● **Work to be completed**
Identify each line below that contains the word "matplotlib", and copy it out.

● **Material provided**
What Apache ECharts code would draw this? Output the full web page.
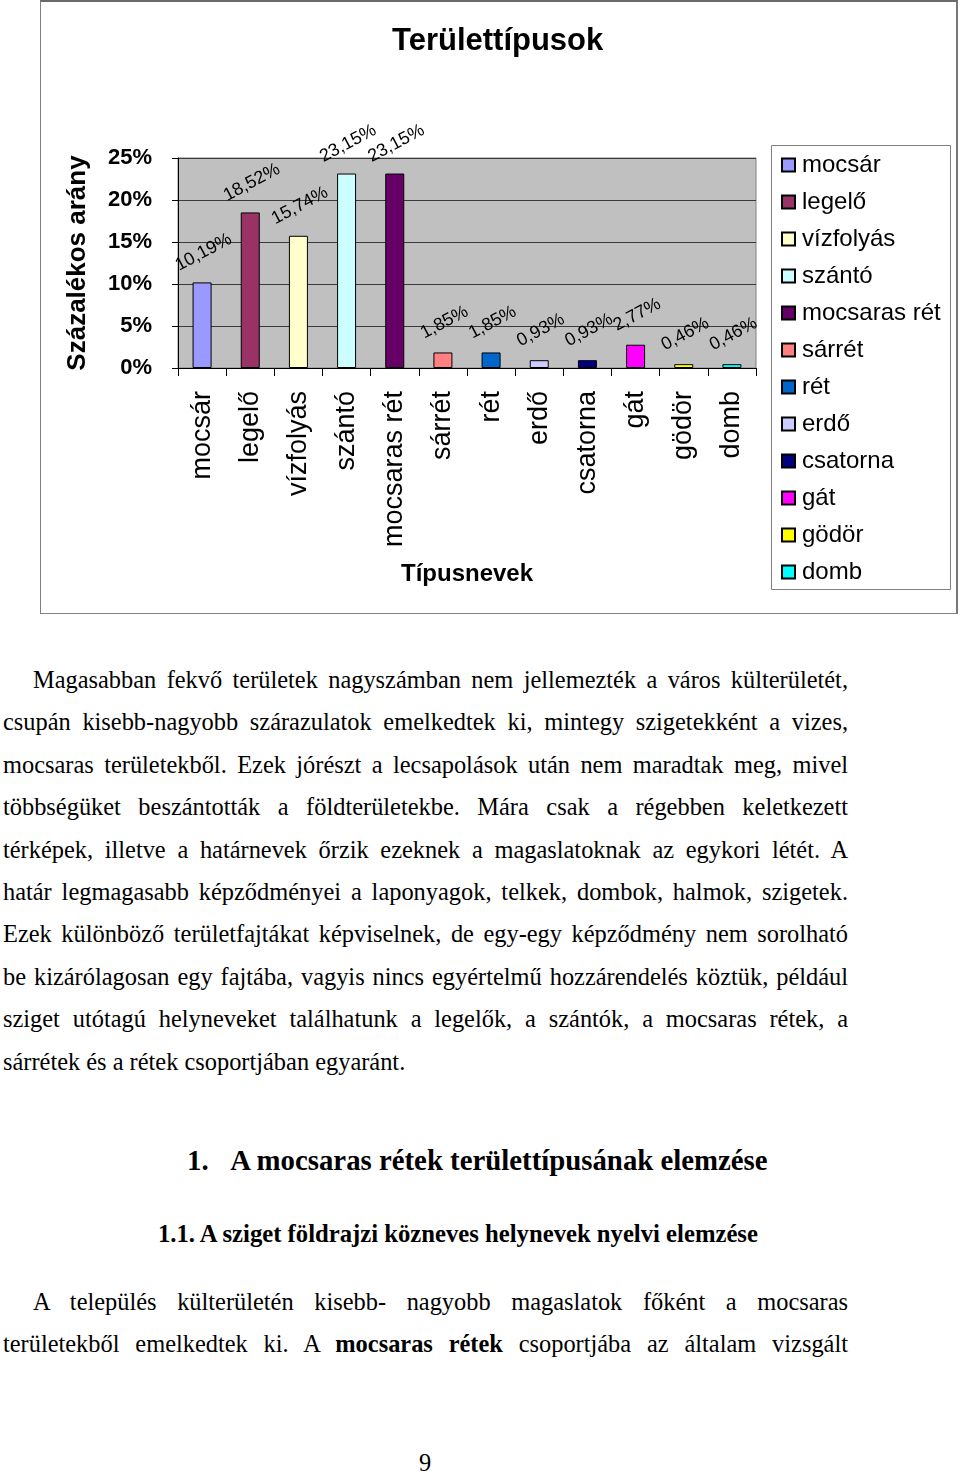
<!DOCTYPE html>
<html lang="hu">
<head>
    <meta charset="UTF-8">
    <title>Területtípusok</title>
    <script src="https://cdn.jsdelivr.net/npm/echarts@6/dist/echarts.min.js"></script>
    <style>
        body { margin: 0; background: #fff; }
        #page { position: relative; width: 960px; height: 1474px; overflow: hidden; background: #fff; }
        #frame { position: absolute; left: 40px; top: 0; width: 915px; height: 611px;
                 border: 1px solid #808080; border-top: 2px solid #6a6a6a; border-right: 2px solid #777; }
        #main { position: absolute; left: 0; top: 0; width: 960px; height: 620px; }
        .txt { position: absolute; left: 3px; width: 845px;
               font-family: "Liberation Serif", "Times New Roman", serif; font-size: 24.4px; line-height: 42.44px; color: #000; }
        .txt div { text-align: justify; text-align-last: justify; }
        .txt div.last { text-align-last: left; }
        .txt div.ind { padding-left: 30px; }
        .h { position: absolute; font-family: "Liberation Serif", "Times New Roman", serif; font-weight: bold; color: #000; white-space: nowrap; }
    </style>
</head>
<body>
<div id="page">
    <div id="frame"></div>
    <div id="main"></div>

    <div class="txt" style="top: 658.8px;">
        <div class="ind">Magasabban fekvő területek nagyszámban nem jellemezték a város külterületét,</div>
        <div>csupán kisebb-nagyobb szárazulatok emelkedtek ki, mintegy szigetekként a vizes,</div>
        <div>mocsaras területekből. Ezek jórészt a lecsapolások után nem maradtak meg, mivel</div>
        <div>többségüket beszántották a földterületekbe. Mára csak a régebben keletkezett</div>
        <div>térképek, illetve a határnevek őrzik ezeknek a magaslatoknak az egykori létét. A</div>
        <div>határ legmagasabb képződményei a laponyagok, telkek, dombok, halmok, szigetek.</div>
        <div>Ezek különböző területfajtákat képviselnek, de egy-egy képződmény nem sorolható</div>
        <div>be kizárólagosan egy fajtába, vagyis nincs egyértelmű hozzárendelés köztük, például</div>
        <div>sziget utótagú helyneveket találhatunk a legelők, a szántók, a mocsaras rétek, a</div>
        <div class="last">sárrétek és a rétek csoportjában egyaránt.</div>
    </div>

    <div class="h" style="left: 187px; top: 1144px; font-size: 28.8px;">1.&nbsp;&nbsp;&nbsp;A mocsaras rétek területtípusának elemzése</div>
    <div class="h" style="left: 158px; top: 1220px; font-size: 24.7px;">1.1. A sziget földrajzi közneves helynevek nyelvi elemzése</div>

    <div class="txt" style="top: 1280.8px;">
        <div class="ind">A település külterületén kisebb- nagyobb magaslatok főként a mocsaras</div>
        <div>területekből emelkedtek ki. A <b>mocsaras rétek</b> csoportjába az általam vizsgált</div>
    </div>

    <div class="txt" style="top: 1442px; left: 419px; width: 40px;"><div class="last">9</div></div>
</div>

<script type="text/javascript">
    // adatok
    var categories = ['mocsár', 'legelő', 'vízfolyás', 'szántó', 'mocsaras rét', 'sárrét', 'rét', 'erdő', 'csatorna', 'gát', 'gödör', 'domb'];
    var values = [10.19, 18.52, 15.74, 23.15, 23.15, 1.85, 1.85, 0.93, 0.93, 2.77, 0.46, 0.46];
    var barColors = ['#9999ff', '#993366', '#ffffcc', '#ccffff', '#660066', '#ff8080', '#0066cc', '#ccccff', '#000080', '#ff00ff', '#ffff00', '#00ffff'];
    var yMin = 0, yMax = 25, yStep = 5;

    var FONT = '"Liberation Sans", Arial, sans-serif';

    let myChart = echarts.init(document.getElementById('main'));

    // minden kategória külön sorozat, hogy a jelmagyarázat működjön
    let series = categories.map((name, i) => {
        return {
            name: name,
            type: 'bar',
            stack: 'all',
            barWidth: 19,
            data: categories.map((c, j) => j === i ? values[i] : null),
            itemStyle: {color: barColors[i], borderColor: '#000', borderWidth: 1},
            label: {
                show: true,
                position: [11, -30],
                rotate: 28,
                align: 'center',
                verticalAlign: 'middle',
                fontFamily: FONT,
                fontSize: 18,
                color: '#000',
                formatter: (p) => p.value == null ? '' : p.value.toFixed(2).replace('.', ',') + '%'
            }
        }
    })

    let option = {
        animation: false,
        backgroundColor: 'transparent',
        title: {
            text: 'Területtípusok',
            left: 392,
            top: 26,
            padding: 0,
            textStyle: {fontFamily: FONT, fontSize: 31, fontWeight: 'bold', color: '#000'}
        },
        graphic: [{
            type: 'rect',
            shape: {x: 771.5, y: 145.5, width: 179, height: 444},
            style: {fill: '#fff', stroke: '#808080', lineWidth: 1},
            z: 0
        }],
        legend: {
            data: categories,
            orient: 'vertical',
            left: 781,
            top: 153,
            itemWidth: 13,
            itemHeight: 13,
            itemGap: 13,
            icon: 'rect',
            padding: 0,
            z: 5,
            textStyle: {fontFamily: FONT, fontSize: 24, color: '#000', padding: [0, 0, 0, 2]}
        },
        grid: {
            left: 178,
            top: 158,
            width: 578,
            height: 210,
            show: true,
            backgroundColor: '#c0c0c0',
            borderColor: '#808080',
            borderWidth: 1
        },
        xAxis: {
            type: 'category',
            data: categories,
            name: 'Típusnevek',
            nameLocation: 'middle',
            nameGap: 194,
            nameTextStyle: {fontFamily: FONT, fontSize: 24, fontWeight: 'bold', color: '#000'},
            axisLine: {lineStyle: {color: '#000', width: 1}},
            axisTick: {show: true, length: 8, lineStyle: {color: '#000'}},
            axisLabel: {interval: 0, rotate: 90, margin: 23, fontFamily: FONT, fontSize: 27, color: '#000'}
        },
        yAxis: {
            type: 'value',
            min: yMin,
            max: yMax,
            interval: yStep,
            name: 'Százalékos arány',
            nameLocation: 'middle',
            nameGap: 87,
            nameTextStyle: {fontFamily: FONT, fontSize: 26, fontWeight: 'bold', color: '#000'},
            axisLine: {show: true, lineStyle: {color: '#000', width: 1}},
            axisTick: {show: true, length: 6, lineStyle: {color: '#000'}},
            axisLabel: {margin: 26, fontFamily: FONT, fontSize: 22, fontWeight: 'bold', color: '#000', formatter: '{value}%'},
            splitLine: {show: true, lineStyle: {color: '#3a3a3a', width: 1}}
        },
        series: series
    };
    myChart.setOption(option);
</script>
</body>
</html>
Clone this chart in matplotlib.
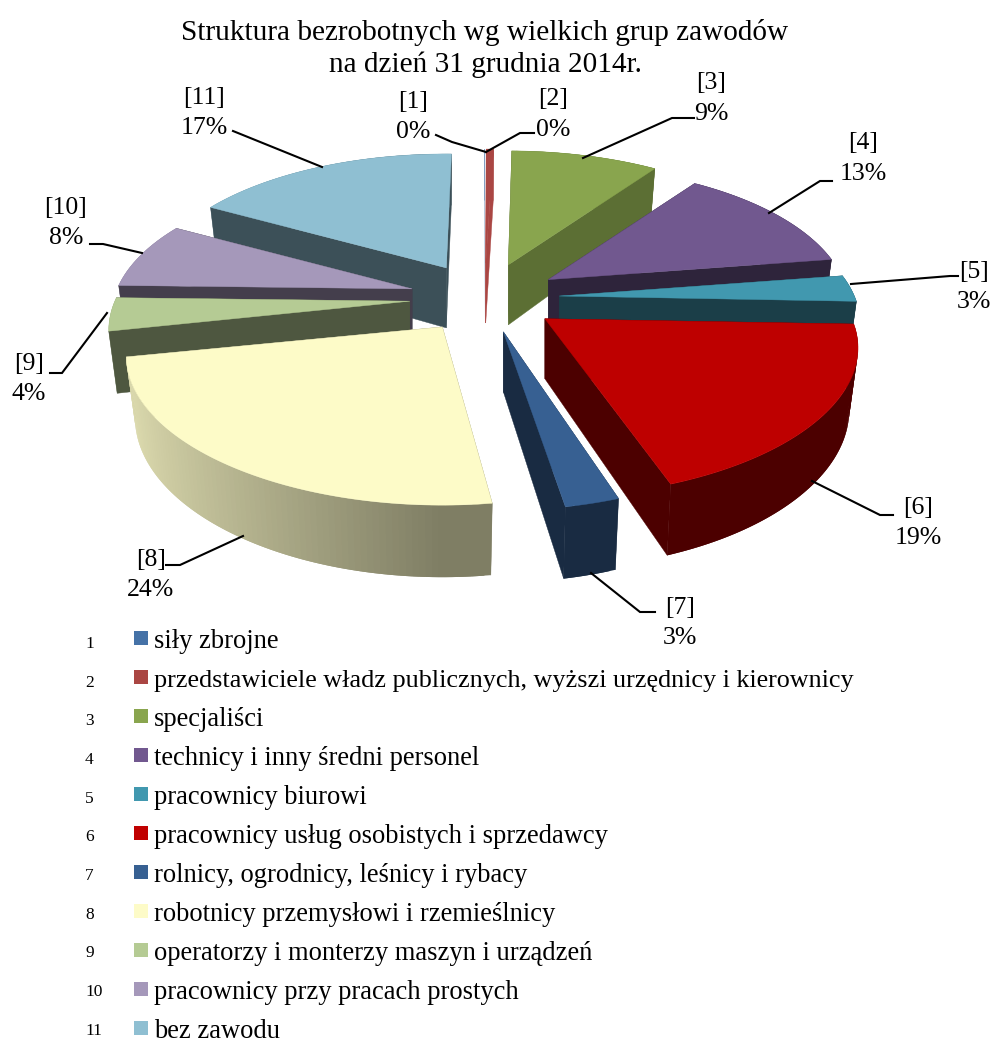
#!/usr/bin/env python
"""Exploded 3D-look pie: unemployed by occupation group, 31 Dec 2014."""
import numpy as np
import matplotlib
matplotlib.use("Agg")
import matplotlib.pyplot as plt
from matplotlib.patches import Polygon, Rectangle

plt.rcParams["font.family"] = ["Liberation Serif", "DejaVu Serif"]

# data
values = [0.03, 0.47, 9.3, 12.8, 3.0, 19.0, 2.7, 24.4, 3.7, 7.6, 17.0]
pct_labels = ["0%", "0%", "9%", "13%", "3%", "19%", "3%", "24%", "4%", "8%", "17%"]
names = [
    "siły zbrojne",
    "przedstawiciele władz publicznych, wyższi urzędnicy i kierownicy",
    "specjaliści",
    "technicy i inny średni personel",
    "pracownicy biurowi",
    "pracownicy usług osobistych i sprzedawcy",
    "rolnicy, ogrodnicy, leśnicy i rybacy",
    "robotnicy przemysłowi i rzemieślnicy",
    "operatorzy i monterzy maszyn i urządzeń",
    "pracownicy przy pracach prostych",
    "bez zawodu",
]
colors = ["#4572A7", "#AA4643", "#89A54E", "#71588F", "#4198AF", "#BE0000",
          "#376092", "#FDFBC8", "#B5CB94", "#A598BA", "#8FBFD2"]
wall_shade = [1.0, 1.0, 0.67, 0.41, 0.41, 0.40, 0.45, 0.50, 0.43, 0.41, 0.42]
title_lines = ["Struktura bezrobotnych wg wielkich grup zawodów", "na dzień 31 grudnia 2014r."]

# layout, pixels of the 992x1039 canvas
CX, CY = 484.5, 298.0     # pie centre before explosion
EX, EY = 75.0, 35.0       # explosion
R, KX = 295.0, 0.20       # horizontal radius and perspective
A, KY = 139.0, 0.22       # vertical radius and perspective
DEPTH, DK, SQUEEZE = 60.0, 0.167, 0.028
radius_scale = [1, 1, 1, 1, 1, 1.04, 1, 1.05, 1, 1, 1]
start_trim = [0, 0, -1, 0, 0, 0, 1, 2.3, 0, 0, 0]  # degrees
end_trim = [0, 0, 0, 0, 0, 0, 0, 0, 0, 0, -1.2]

label_pos = [(413, 100), (553, 97), (711, 81), (863, 141), (974, 270), (918, 506),
             (680, 606), (151, 558), (29, 362), (66, 206), (204, 96)]
leaders = [
    [(436, 135), (452, 142), (486, 152)],
    [(486, 152), (520, 133), (534, 133)],
    [(583, 158), (672, 118), (694, 118)],
    [(769, 213), (820, 181), (832, 181)],
    [(851, 284), (950, 276), (958, 276)],
    [(812, 481), (880, 515), (893, 515)],
    [(591, 573), (640, 612), (655, 612)],
    [(243, 536), (180, 565), (166, 565)],
    [(107, 313), (62, 373), (50, 373)],
    [(142, 253), (103, 244), (90, 244)],
    [(322, 167), (233, 131)],
]


def shade(col, f):
    return tuple(c * f for c in matplotlib.colors.to_rgb(col))


def top_point(apex, th, scale=1.0):
    u, v = np.sin(th), -np.cos(th)
    return apex[0] + scale * R * u / (1 - KX * v), apex[1] + A * v / (1 - KY * v)


def bottom_point(apex, th, scale=1.0):
    x, y = top_point(apex, th, scale)
    v = -np.cos(th)
    return apex[0] + (x - apex[0]) * (1 - SQUEEZE), y + DEPTH / (1 - DK * v)


def rim_shade(i, th):
    u = np.sin(th)
    if i == 7:
        return 0.5 + 0.37 * min(1.0, -u / 0.95) if u < 0 else 0.5
    if u < 0:
        return 0.5 + 0.3 * -u
    return wall_shade[i]


def draw_rim(ax, i, apex, ths, s):
    # quads overlap their neighbour so no seams show in the rim
    for j in range(len(ths) - 1):
        a, b = ths[j], ths[min(j + 2, len(ths) - 1)]
        c = shade(colors[i], rim_shade(i, (ths[j] + ths[j + 1]) / 2))
        pts = [top_point(apex, a, s), top_point(apex, b, s), bottom_point(apex, b, s), bottom_point(apex, a, s)]
        ax.add_patch(Polygon(pts, fc=c, ec="none"))


def draw_slice(ax, i, th0, th1):
    mid = (th0 + th1) / 2
    apex = (CX + EX * np.sin(mid), CY - EY * np.cos(mid))
    apex_low = (apex[0], apex[1] + DEPTH)
    col = colors[i]
    wall = shade(col, wall_shade[i])
    s = radius_scale[i]
    th0 = th0 + np.radians(start_trim[i])
    th1 = th1 - np.radians(end_trim[i])
    lw = 0.3 if values[i] > 0.1 else 0
    ths = np.linspace(th0, th1, max(2, int(np.degrees(th1 - th0)) + 2))
    front = np.cos(mid) < -0.3

    if not front:
        draw_rim(ax, i, apex, ths, s)
    for th in (th0, th1):
        pts = [apex, top_point(apex, th, s), bottom_point(apex, th, s), apex_low]
        ax.add_patch(Polygon(pts, fc=wall, ec=wall, lw=lw))
    if front:
        draw_rim(ax, i, apex, ths, s)

    outline = [apex] + [top_point(apex, t, s) for t in ths]
    ax.add_patch(Polygon(outline, fc=col, ec=col, lw=lw))


fig = plt.figure(figsize=(9.92, 10.39), dpi=100)
ax = fig.add_axes([0, 0, 1, 1])
ax.set_xlim(0, 992)
ax.set_ylim(1039, 0)
ax.axis("off")

edges = np.radians(np.cumsum([0] + values) / sum(values) * 360)
mids = (edges[:-1] + edges[1:]) / 2
for i in np.argsort(-np.cos(mids)):  # back slices first
    draw_slice(ax, i, edges[i], edges[i + 1])

for pts in leaders:
    xs, ys = zip(*pts)
    ax.plot(xs, ys, color="black", lw=1.5, solid_joinstyle="miter", zorder=20)

for i, (x, y) in enumerate(label_pos):
    ax.text(x, y + 2, f"[{i + 1}]", ha="center", va="center", fontsize=18.5, zorder=21)
    ax.text(x, y + 32.5, pct_labels[i], ha="center", va="center", fontsize=18.5, zorder=21)

ax.text(485, 33, title_lines[0], ha="center", va="center", fontsize=21.1)
ax.text(485, 65, title_lines[1], ha="center", va="center", fontsize=21.1)

for i, name in enumerate(names):
    y = 640 + 39 * i
    ax.text(85, 648 + 38.67 * i, str(i + 1), ha="left", va="baseline", fontsize=12.5)
    ax.add_patch(Rectangle((134, y - 9), 14, 14, fc="#C00000" if i == 5 else colors[i], ec="none"))
    ax.text(154, y + 8, name, ha="left", va="baseline", fontsize=18.8 if i == 1 else 19.1)

fig.savefig("out.png", dpi=100)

● **Written response**
Clone this chart in matplotlib.
import matplotlib
matplotlib.use("Agg")
import matplotlib.pyplot as plt
from matplotlib.patches import Polygon, Rectangle
    return tuple(c * f for c in matplotlib.colors.to_rgb(col))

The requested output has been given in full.